日本国内でも、昨今の動物愛護の世論の高まりを受けて、化粧品メーカー最大手の資生堂が2011年3月に自社の動物実験施設を閉鎖し、2013年3月には、外部への委託も含めて化粧品開発のための動物実験を全廃し、マンダムもその後に続きました。

「美しさに犠牲はいらないキャンペーン実行委員会」は、日本における化粧品・医薬部外品の動物実験の全廃を目指し、立ち上がったものです。

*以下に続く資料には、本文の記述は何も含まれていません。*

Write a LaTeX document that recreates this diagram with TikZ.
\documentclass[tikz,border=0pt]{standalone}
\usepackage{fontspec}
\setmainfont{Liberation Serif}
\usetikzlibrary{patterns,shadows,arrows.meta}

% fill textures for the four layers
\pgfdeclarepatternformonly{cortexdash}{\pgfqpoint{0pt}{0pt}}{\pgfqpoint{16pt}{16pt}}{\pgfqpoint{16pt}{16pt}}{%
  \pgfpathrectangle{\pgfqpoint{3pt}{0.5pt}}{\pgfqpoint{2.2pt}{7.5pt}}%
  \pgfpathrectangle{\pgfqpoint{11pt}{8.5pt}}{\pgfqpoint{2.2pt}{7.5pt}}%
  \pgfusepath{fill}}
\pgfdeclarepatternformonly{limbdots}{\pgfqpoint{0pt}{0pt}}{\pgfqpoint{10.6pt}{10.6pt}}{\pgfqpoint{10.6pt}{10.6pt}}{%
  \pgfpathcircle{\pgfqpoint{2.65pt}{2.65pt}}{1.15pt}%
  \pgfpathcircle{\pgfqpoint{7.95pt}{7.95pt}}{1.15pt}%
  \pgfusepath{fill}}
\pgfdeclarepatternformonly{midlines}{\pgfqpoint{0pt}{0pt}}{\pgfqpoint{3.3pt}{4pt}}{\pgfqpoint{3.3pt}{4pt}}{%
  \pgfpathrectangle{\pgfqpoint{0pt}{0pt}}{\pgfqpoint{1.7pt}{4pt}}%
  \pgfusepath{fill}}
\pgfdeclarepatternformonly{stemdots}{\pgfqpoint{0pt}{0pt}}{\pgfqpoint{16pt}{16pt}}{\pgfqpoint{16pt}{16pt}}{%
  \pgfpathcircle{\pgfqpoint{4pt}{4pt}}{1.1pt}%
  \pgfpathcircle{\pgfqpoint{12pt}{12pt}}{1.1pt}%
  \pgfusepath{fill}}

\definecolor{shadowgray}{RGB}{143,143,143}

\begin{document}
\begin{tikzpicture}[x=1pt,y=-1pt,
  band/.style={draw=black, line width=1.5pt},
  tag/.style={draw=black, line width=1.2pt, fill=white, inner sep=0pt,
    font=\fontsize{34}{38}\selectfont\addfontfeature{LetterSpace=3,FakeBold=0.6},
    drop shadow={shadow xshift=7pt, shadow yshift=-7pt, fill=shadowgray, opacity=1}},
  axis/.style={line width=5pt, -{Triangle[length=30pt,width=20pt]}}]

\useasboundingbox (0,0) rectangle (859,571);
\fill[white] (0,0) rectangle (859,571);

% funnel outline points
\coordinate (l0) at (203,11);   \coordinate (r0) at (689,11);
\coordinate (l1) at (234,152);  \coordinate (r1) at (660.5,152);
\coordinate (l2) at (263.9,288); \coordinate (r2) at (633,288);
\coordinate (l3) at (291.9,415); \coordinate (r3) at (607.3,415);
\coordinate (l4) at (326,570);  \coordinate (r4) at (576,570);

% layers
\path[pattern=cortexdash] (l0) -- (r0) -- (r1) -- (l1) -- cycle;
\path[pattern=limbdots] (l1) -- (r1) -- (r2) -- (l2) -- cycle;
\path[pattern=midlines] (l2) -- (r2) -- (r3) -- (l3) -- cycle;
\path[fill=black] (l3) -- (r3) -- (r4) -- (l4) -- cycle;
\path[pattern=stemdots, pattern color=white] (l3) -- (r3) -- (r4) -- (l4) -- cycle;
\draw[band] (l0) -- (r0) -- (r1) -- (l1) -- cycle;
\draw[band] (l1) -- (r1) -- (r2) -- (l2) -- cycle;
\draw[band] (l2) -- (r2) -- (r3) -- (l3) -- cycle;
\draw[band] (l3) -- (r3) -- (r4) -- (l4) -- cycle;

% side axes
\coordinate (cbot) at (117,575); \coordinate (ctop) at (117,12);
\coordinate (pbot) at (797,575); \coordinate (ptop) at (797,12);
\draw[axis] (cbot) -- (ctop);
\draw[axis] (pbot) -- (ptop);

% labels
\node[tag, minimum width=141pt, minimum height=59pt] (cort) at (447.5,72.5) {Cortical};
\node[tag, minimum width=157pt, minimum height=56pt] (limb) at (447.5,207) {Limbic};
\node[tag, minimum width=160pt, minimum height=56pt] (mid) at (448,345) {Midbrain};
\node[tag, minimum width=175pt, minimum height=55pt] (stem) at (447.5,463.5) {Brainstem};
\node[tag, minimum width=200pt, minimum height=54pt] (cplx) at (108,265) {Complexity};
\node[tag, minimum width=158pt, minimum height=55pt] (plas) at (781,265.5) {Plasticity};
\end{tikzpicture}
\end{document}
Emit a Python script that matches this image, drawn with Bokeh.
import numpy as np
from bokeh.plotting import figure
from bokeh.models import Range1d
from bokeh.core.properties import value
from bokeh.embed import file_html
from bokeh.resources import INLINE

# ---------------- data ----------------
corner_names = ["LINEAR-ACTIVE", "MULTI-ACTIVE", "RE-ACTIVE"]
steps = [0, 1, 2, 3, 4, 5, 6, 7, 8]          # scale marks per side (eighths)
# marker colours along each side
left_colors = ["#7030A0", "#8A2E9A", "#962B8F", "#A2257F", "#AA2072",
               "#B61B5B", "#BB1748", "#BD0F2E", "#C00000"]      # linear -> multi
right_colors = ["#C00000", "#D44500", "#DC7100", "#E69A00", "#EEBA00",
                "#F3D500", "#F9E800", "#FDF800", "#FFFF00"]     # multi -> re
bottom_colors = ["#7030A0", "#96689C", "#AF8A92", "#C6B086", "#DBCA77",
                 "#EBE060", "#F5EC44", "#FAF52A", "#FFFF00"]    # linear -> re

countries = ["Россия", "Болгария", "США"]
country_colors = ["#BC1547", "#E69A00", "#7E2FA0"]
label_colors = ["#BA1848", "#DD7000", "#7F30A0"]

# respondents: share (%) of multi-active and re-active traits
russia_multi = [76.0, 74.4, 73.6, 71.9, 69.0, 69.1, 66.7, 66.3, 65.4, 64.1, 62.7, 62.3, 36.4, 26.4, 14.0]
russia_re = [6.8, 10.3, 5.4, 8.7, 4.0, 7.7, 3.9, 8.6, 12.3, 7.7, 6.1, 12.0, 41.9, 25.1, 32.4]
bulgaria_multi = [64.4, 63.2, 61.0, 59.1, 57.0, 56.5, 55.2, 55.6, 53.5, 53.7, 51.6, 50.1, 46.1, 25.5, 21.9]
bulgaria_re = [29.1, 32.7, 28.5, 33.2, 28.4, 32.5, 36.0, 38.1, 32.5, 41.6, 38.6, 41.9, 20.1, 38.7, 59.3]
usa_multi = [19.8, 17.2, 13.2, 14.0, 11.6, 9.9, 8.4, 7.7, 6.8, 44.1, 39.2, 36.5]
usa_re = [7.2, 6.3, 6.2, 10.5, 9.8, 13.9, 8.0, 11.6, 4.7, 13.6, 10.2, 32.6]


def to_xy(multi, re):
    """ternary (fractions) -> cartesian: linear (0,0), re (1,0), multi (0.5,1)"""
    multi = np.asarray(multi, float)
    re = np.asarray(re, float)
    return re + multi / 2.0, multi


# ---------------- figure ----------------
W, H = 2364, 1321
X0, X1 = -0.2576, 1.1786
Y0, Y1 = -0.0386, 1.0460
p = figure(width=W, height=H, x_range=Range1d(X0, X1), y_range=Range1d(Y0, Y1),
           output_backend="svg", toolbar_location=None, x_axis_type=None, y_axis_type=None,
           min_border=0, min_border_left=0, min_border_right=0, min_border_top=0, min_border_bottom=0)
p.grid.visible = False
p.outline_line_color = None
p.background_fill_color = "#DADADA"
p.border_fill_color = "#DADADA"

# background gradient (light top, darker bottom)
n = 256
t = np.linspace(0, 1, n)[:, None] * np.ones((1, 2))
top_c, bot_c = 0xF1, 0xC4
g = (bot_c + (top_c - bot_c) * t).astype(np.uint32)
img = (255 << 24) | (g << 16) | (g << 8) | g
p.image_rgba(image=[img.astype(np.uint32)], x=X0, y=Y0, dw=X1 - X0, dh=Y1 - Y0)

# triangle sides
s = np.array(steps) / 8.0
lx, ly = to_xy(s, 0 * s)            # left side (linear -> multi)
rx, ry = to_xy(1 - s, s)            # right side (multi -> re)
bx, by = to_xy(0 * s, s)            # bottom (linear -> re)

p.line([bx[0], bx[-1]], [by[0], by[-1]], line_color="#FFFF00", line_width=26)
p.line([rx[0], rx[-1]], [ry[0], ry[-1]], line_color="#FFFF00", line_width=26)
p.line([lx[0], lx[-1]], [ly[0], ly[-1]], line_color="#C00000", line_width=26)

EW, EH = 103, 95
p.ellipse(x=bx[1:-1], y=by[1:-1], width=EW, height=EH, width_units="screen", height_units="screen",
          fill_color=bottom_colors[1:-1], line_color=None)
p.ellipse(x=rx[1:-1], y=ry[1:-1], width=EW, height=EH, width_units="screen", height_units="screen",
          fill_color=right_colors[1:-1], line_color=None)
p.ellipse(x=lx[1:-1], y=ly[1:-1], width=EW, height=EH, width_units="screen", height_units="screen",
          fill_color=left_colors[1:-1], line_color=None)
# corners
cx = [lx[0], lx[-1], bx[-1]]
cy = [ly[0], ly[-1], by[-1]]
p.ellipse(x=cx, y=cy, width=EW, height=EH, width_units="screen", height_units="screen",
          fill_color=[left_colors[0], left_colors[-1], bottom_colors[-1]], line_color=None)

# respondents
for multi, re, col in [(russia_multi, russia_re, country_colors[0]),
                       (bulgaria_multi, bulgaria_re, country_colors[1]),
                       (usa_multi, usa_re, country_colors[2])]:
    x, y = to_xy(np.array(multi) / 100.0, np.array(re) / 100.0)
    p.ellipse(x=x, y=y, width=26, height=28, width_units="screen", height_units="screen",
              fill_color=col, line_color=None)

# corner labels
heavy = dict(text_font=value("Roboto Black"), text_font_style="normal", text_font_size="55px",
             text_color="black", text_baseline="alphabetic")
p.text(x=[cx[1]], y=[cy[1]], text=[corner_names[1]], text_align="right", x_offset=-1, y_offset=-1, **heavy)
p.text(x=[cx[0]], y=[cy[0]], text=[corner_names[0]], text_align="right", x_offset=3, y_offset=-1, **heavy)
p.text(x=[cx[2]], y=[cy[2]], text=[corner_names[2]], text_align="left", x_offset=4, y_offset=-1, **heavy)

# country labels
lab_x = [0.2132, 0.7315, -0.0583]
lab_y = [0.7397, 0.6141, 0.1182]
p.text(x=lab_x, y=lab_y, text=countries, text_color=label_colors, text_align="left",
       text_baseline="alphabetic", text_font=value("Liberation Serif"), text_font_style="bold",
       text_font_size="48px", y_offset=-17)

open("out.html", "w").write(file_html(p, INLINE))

2014年8月には、オンライン署名プラットフォームChange.orgで展開されていた「コーセーさん、動物実験を廃止してください!」という署名キャンペーンと連携し、9月10日には、集まった23,760人分の署名をコーセーに届けました。これまでコーセーは、動物実験の廃止に比較的前向きな姿勢を示してきましたが「廃止した」という確たる情報は得られていませんでした。

署名の提出には、品質保証を担当する取締役、経営企画部長兼広報室長、広報室課長の3名が対応し、化粧品・医薬部外品の動物実験の全廃要望に対して、「2013年上期から、化粧品・医薬部外品の動物実験は廃止しており、今後も行わない方針である」ことを明らかにしました。

同実行委員会はまた、2014年11月12日付で、ポーラやオルビス、オーガニックコスメのジュリーク、H2Oなど多数のコスメブランドをもつポーラ・オルビスグループに、「グループ全体として、化粧品・医薬部外品の動物実験を廃止してほしい」と要望すべく、面会を申し入れ、12月26日に面会が実現しました。

面会には、ポーラ・オルビスホールディングスの広報・CSR管掌取締役、ポーラの品質保証管掌取締役をはじめ5名が参加し、同委員会の要望に対して、「2015年1月1日から開発に着手する化粧品・医薬部外品について動物実験を廃止します」という回答が得られました。同社のウェブサイトでも「化粧品(医薬部外品を含む)の研究・開発において、代替法技術の確立に伴い外部委託を含めて動物実験を行わない」との方針が公表されています。

ところで、化粧品の開発に動物実験は必須ではありません。創業してから一度も動物実験をおこなっていないメーカーもあるのです。化粧品専門店「ザ・ボディショップ」「ラッシュ」等は、創業時より、化粧品製造の過程で動物実験を一切おこなっていません。

一度も動物実験をおこなったことのないメーカーが実存し、日本でも大手企業が続々と動物実験廃止を決断・宣言していることを同実行委員会は大きく評価し、「いまだに動物実験をおこなっている大手メーカーに対して『一刻も早く動物実験を廃止して!』との声を届けてください」と呼びかけています。

メーカーが動物実験を繰り返すのは、化粧品開発・製造のためにたくさんの動物が犠牲になっていることを知らない消費者が多いことにも起因しているとして、同実行委員会の立ち上げ団体のひとつでもあるJAVAでは、「この事実をあなたの周りの人に知らせてください」と呼びかけています。

「美しさに犠牲はいらないキャンペーン実行委員会」では、これからもシンポジウムの開催など、さまざまな取り組みをおこなっていくとしています。